Come funziona il rilievo col drone
Si programma a terra un velivolo automatico dotato di un sistema GPS di navigazione satellitare e di strumenti di ripresa ad alta risoluzione a diversa lunghezza d’onda (fotocamere “standard” e fotocamere termiche per gli infrarossi). Il drone quindi opera un sorvolo a bassa quota dell’area di interesse. Le riprese permettono di ricostruire con un dettaglio dell’ordine dei centimetri la topografia delle aree più significative di un territorio e le strutture geologiche che le caratterizzano, fonti di potenziali futuri terremoti. L’estensione delle aree riprese dal drone in Islanda è stata di qualche chilometro quadrato all’interno di un’area di studio totale di circa 30 km2. Le immagini riprese vengono poi unite in un fotomosaico tramite appositi software e restituite creando un modello tridimensionale del terreno, entro il quale i ricercatori si possono muovere in modo virtuale studiando e seguendo le fratture e le faglie create dai terremoti più recenti (scarica foto).
Il metodo coniuga un altissimo dettaglio con una visione sinottica dall’alto, raggiungendo così la più alta precisione possibile nella mappatura delle strutture a rischio sismico, fondamentale per una migliore comprensione di questi fenomeni. Inoltre il drone può riprendere anche le pareti rocciose verticali, dove i rilievi da satellite sono impossibili.

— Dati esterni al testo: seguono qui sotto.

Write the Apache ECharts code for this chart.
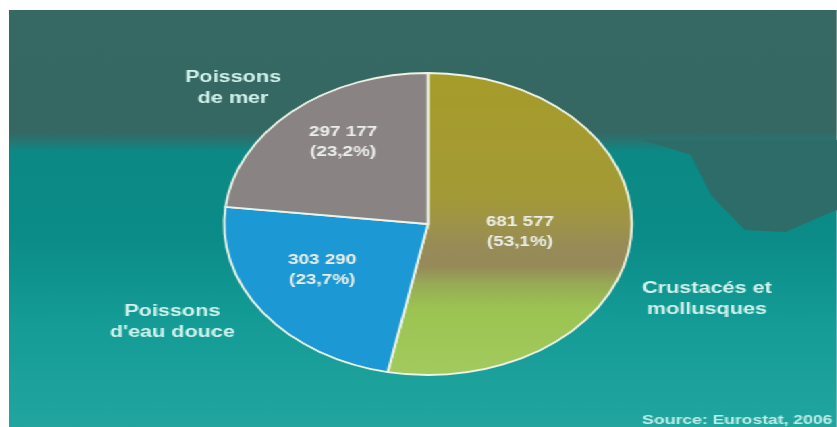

«Per comprendere a fondo il rischio sismico di un territorio - spiega Alessandro Tibaldi - è necessario ricostruire gli eventi che lo hanno interessato in un passato preistorico e storico, con lo scopo di poter riconoscere le specifiche aree che potrebbero venire colpite in futuro e per dimensionare la grandezza dei terremoti attesi. I droni sono oltretutto a basso costo, mentre ricerche analoghe su aerei o elicotteri comportano spese da dieci a cinquanta volte maggiori. Questo metodo perciò potrebbe essere particolarmente indicato nei Paesi in via di sviluppo, dove a una grande pressione demografica in aree soggette a rischi geologici si accompagna una permanente difficoltà nel reperire finanziamenti per studi di prevenzione».
Le ricerche proseguiranno nella primavera del 2015 sull’isola di Santorini in Grecia, dove il metodo verrà testato in territori soggetti ad altri rischi geologici quali frane e vulcani.
«In Islanda le riprese hanno compreso un territorio abbastanza pianeggiante - continua Tibaldi - in Grecia invece ci troveremo in presenza di pareti rocciose verticali alte centinaia di metri e spesso instabili; dovremo quindi programmare il drone per rilevare ad alto dettaglio non una topografia in orizzontale ma a sviluppo verticale. Si apriranno certamente nuovi orizzonti di indagine in località finora difficili o impossibili a studiarsi».
Didascalia foto: fessure e faglie relative a eventi sismici preistorici nei pressi della città di Husavik nel nord dell'Islanda. La larghezza dell'area inquadrata è di circa 150 m.